Scientific inquiry is rooted in the desire to discover, but there is no discovery so important that in its pursuit a threat to human life can be tolerated.
Write a unified essay in which you perform the following tasks. Explain what you think the above statements means. Describe a specific situation in which a threat to human life might be tolerated in the pursuit of scientific discovery. Discuss what you think determines when the pursuit of scientific discovery is more important than the protection of human life.
The statement suggests that, although curiosity for knowledge is a trait that characterizes human beings, it is not a justification for scientific inquiries. Most obviously, when a human life is threatened during an attempt in scientific discovery, the attempt is unacceptable regardless of its goal and procedure. One could quickly think of the horrific story of Frankenstein, where an experiment to raise the dead lead to devastation and destruction. Modern biotechnology research sometimes carry the same connotation, when lives of human subjects or even the public are sometimes in risk in the experiments. For example, the statement would argue strongly against the revitalization of extinct viruses for biochemical research.

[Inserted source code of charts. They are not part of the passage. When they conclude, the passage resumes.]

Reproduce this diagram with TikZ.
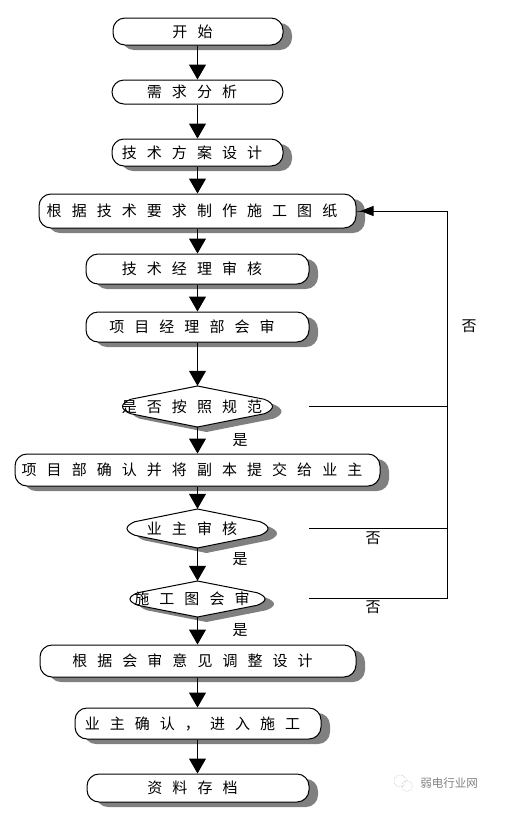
\documentclass[tikz,border=0pt]{standalone}
\usepackage{fontspec}
\usetikzlibrary{arrows.meta, shadows}

\newfontfamily\cjkwide[LetterSpace=67]{Noto Sans CJK SC}
\newfontfamily\cjkplain{Noto Sans CJK SC}
\definecolor{cShadow}{HTML}{808080}

\newcommand{\decideshape}[3]{%
    \begin{scope}[shift={(#1)}]
        \def\decidepath{(0,-#3) -- (#2-8,-0.35*#3) .. controls (#2-3,-0.25*#3) and (#2,-0.12*#3) .. (#2,0)
            .. controls (#2,0.12*#3) and (#2-3,0.25*#3) .. (#2-8,0.35*#3) -- (0,#3)
            -- (8-#2,0.35*#3) .. controls (3-#2,0.25*#3) and (-#2,0.12*#3) .. (-#2,0)
            .. controls (-#2,-0.12*#3) and (3-#2,-0.25*#3) .. (8-#2,-0.35*#3) -- cycle}
        \fill[cShadow, shift={(9,5)}] \decidepath;
        \filldraw[draw=black, fill=white, line width=1pt] \decidepath;
    \end{scope}
}

\begin{document}
\begin{tikzpicture}[
    x=1pt, y=-1pt,
    font=\fontsize{15}{17}\selectfont\cjkwide,
    flow/.style={-{Triangle[length=15pt,width=17pt]}, line width=1pt},
    feedback/.style={line width=1pt},
    stepbox/.style={rectangle, rounded corners=12pt, draw=black, fill=white, line width=1pt, inner sep=0pt, minimum width=#1, execute at end node={\hskip 11pt}},
    shadowbox/.style={stepbox=#1, drop shadow={shadow xshift=9pt, shadow yshift=-5pt, opacity=1, fill=cShadow}},
    decide/.style={rectangle, inner sep=0pt, minimum width=2*#1, execute at end node={\hskip 11pt}},
    answer/.style={font=\fontsize{15}{17}\selectfont\cjkplain, inner sep=0pt},
]

\useasboundingbox (0,0) rectangle (513,828);

\node[shadowbox=170pt, minimum height=27pt] (start) at (198,31.5) {开始};
\node[stepbox=171pt, minimum height=24pt] (needs) at (197.5,92) {需求分析};
\node[shadowbox=171pt, minimum height=27pt] (scheme) at (197.5,152.5) {技术方案设计};
\node[shadowbox=317pt, minimum height=34pt] (drawing) at (197.5,211) {根据技术要求制作施工图纸};
\node[shadowbox=223pt, minimum height=30pt] (techreview) at (197.5,269) {技术经理审核};
\node[shadowbox=223pt, minimum height=30pt] (pmreview) at (197.5,327) {项目经理部会审};

\decideshape{197.5,406.5}{75}{20.5}
\node[decide=75pt, minimum height=41pt] (spec) at (197.5,406.5) {是否按照规范};

\node[shadowbox=365pt, minimum height=32pt] (submit) at (197.5,470) {项目部确认并将副本提交给业主};

\decideshape{197.5,528.5}{70.5}{19.5}
\node[decide=70.5pt, minimum height=39pt] (owner) at (197.5,528.5) {业主审核};

\decideshape{197.5,599}{67.5}{18}
\node[decide=67.5pt, minimum height=36pt] (joint) at (197.5,599) {施工图会审};

\node[shadowbox=316pt, minimum height=32pt] (adjust) at (198,661) {根据会审意见调整设计};
\node[shadowbox=246pt, minimum height=31pt] (confirm) at (198,723.5) {业主确认，进入施工};
\node[shadowbox=222pt, minimum height=28pt] (archive) at (198,788) {资料存档};

\draw[flow] (start.south -| needs) -- (needs.north);
\draw[flow] (needs) -- (scheme);
\draw[flow] (scheme) -- (drawing);
\draw[flow] (drawing) -- (techreview);
\draw[flow] (techreview) -- (pmreview);
\draw[flow] (pmreview) -- (spec);
\draw[flow] (spec) -- (submit);
\draw[flow] (submit) -- (owner);
\draw[flow] (owner) -- (joint);
\draw[flow] (joint) -- (adjust.north -| joint);
\draw[flow] (adjust.south -| joint) -- (confirm.north -| joint);
\draw[flow] (confirm.south -| joint) -- (archive.north -| joint);

\coordinate (specend) at (309,406.5);
\coordinate (ownerend) at (309,528);
\coordinate (jointend) at (309,598.5);
\coordinate (rail) at (447,211);

\draw[feedback] (specend) -- (specend -| rail);
\draw[feedback] (ownerend) -- (ownerend -| rail);
\draw[feedback] (jointend) -| (rail);
\draw[feedback, -{Triangle[length=13pt,width=10pt,sep=0pt]Rectangle[length=4pt,width=1pt]}] (rail) -- (drawing.east);

\node[answer] (specyes) at (240,440) {是};
\node[answer] (owneryes) at (240,559.5) {是};
\node[answer] (jointyes) at (240,630.5) {是};
\node[answer] (railno) at (469,326) {否};
\node[answer] (ownerno) at (373,538) {否};
\node[answer] (jointno) at (373,607) {否};

% watermark
\draw[gray!45, line width=0.6pt, densely dotted] (400,781) circle (6);
\draw[gray!45, line width=0.6pt, densely dotted] (407,786) circle (5.5);
\node[answer, text=gray, font=\fontsize{11.5}{13}\selectfont\cjkplain] (mark) at (449,783.5) {弱电行业网};

\end{tikzpicture}
\end{document}
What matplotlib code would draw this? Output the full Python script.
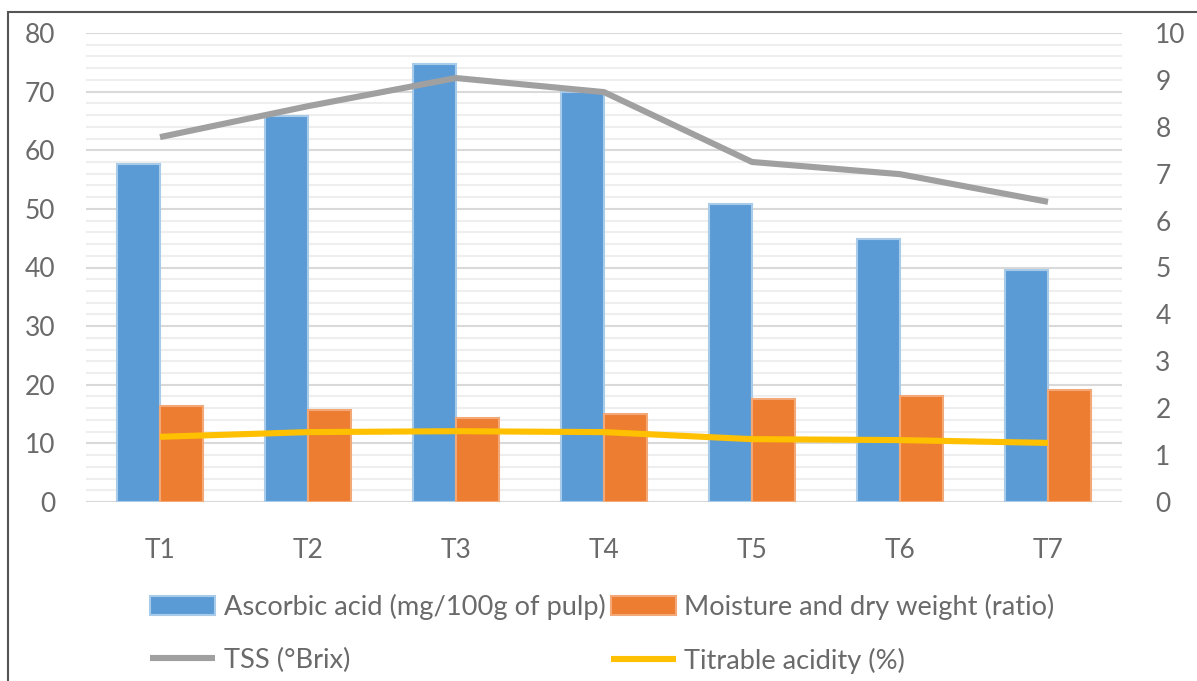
import matplotlib
matplotlib.use("Agg")
import matplotlib.pyplot as plt
import numpy as np
from matplotlib.patches import Rectangle

categories = ["T1", "T2", "T3", "T4", "T5", "T6", "T7"]
ascorbic = [57.7, 65.9, 74.7, 70.0, 50.9, 44.9, 39.6]
moisture = [16.4, 15.7, 14.3, 15.0, 17.6, 18.1, 19.1]
tss = [7.78, 8.44, 9.04, 8.74, 7.25, 6.99, 6.40]
acidity = [1.39, 1.49, 1.51, 1.49, 1.34, 1.32, 1.26]
labels = ["Ascorbic acid (mg/100g of pulp)", "Moisture and dry weight (ratio)",
          "TSS (°Brix)", "Titrable acidity (%)"]

plt.rcParams['font.family'] = ['Lato', 'DejaVu Sans']
txt = '#6A6A6A'
fs = 19

fig = plt.figure(figsize=(11.97, 6.81), dpi=100)
fig.patches.append(Rectangle((8/1197, -0.1), 1.2, 1 + 0.1 - 12/681, transform=fig.transFigure,
                             fill=False, edgecolor='#555555', linewidth=1.5))
ax = fig.add_axes([86/1197, 1 - 502/681, 1036/1197, 469/681])
ax2 = ax.twinx()

x = np.arange(len(categories))
w = 0.29
b1 = ax.bar(x - w/2, ascorbic, w, color='#5B9BD5', edgecolor='#A9CBEA', linewidth=1.5, label=labels[0], zorder=3)
b2 = ax.bar(x + w/2, moisture, w, color='#ED7D31', edgecolor='#F3A878', linewidth=1.5, label=labels[1], zorder=3)
l1, = ax2.plot(x, tss, color='#A0A0A0', lw=4.4, label=labels[2], solid_capstyle='butt')
l2, = ax2.plot(x, acidity, color='#FFC000', lw=4.4, label=labels[3], solid_capstyle='butt')

ax.set_xlim(-0.5, len(categories) - 0.5)
ax.set_ylim(0, 80)
ax2.set_ylim(0, 10)
ax.set_yticks(np.arange(0, 81, 10))
ax.set_yticks(np.arange(0, 81, 2), minor=True)
ax2.set_yticks(np.arange(0, 11, 1))
ax.set_xticks(x)
ax.set_xticklabels(categories)

ax.grid(axis='y', which='major', color='#D9D9D9', lw=1.5, zorder=0)
ax.grid(axis='y', which='minor', color='#EEEEEE', lw=1.5, zorder=0)
ax.set_axisbelow(True)
for a in (ax, ax2):
    for s in a.spines.values():
        s.set_visible(False)
ax.tick_params(axis='both', which='both', length=0, labelsize=fs, labelcolor=txt)
ax.tick_params(axis='y', pad=22)
ax.tick_params(axis='x', pad=26)
ax2.tick_params(axis='y', length=0, labelsize=fs, labelcolor=txt, pad=24)
ax.axhline(0, color='#D9D9D9', lw=1.5, zorder=1)

handles = [b1, l1, b2, l2]
hl = [labels[0], labels[2], labels[1], labels[3]]
leg = fig.legend(handles, hl, loc='center left', bbox_to_anchor=(150/1197, 1 - 634/681), ncol=2,
                 frameon=False, fontsize=19.6, labelcolor=txt, handlelength=2.4,
                 handletextpad=0.3, columnspacing=0.2, labelspacing=1.0, borderpad=0,
                 borderaxespad=0)
ax.set_zorder(ax2.get_zorder() - 1)
ax.patch.set_visible(False)

fig.savefig("out.png", dpi=100)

The statement seems to suggest that any risk to human life is intolerable in the pursuit of knowledge, but such a stringent conclusion could cause much harm to humanity as well. The clear example would be the termination of the majority of medical research. Any new medication or medical procedure would involve a certain level of risk to test subjects or early users when it is first introduced. Without medicine, human beings would suffer from countless diseases and injuries, defeating the purpose of the statement to protect human lives.
Scientific research should not be justified based on the virtue of knowledge, as the statement suggests, but it should not be abandoned in the name of risk elimination either. Rather, a rigorous examination to evaluate the importance of the potential discovery, the risk involved in the procedure and how it is managed, and the likelihood that this procedure can achieve its goals could determine whether the experiment involving risk to human lives is acceptable. Only when the goal of the experiment is sufficiently important (for example, finding the cure for cancer), the risk is reasonably low (low statistical mortality rate in animal tests), and the risky procedure can reasonably be expected to achieve the said goal can the experiment be justifiable.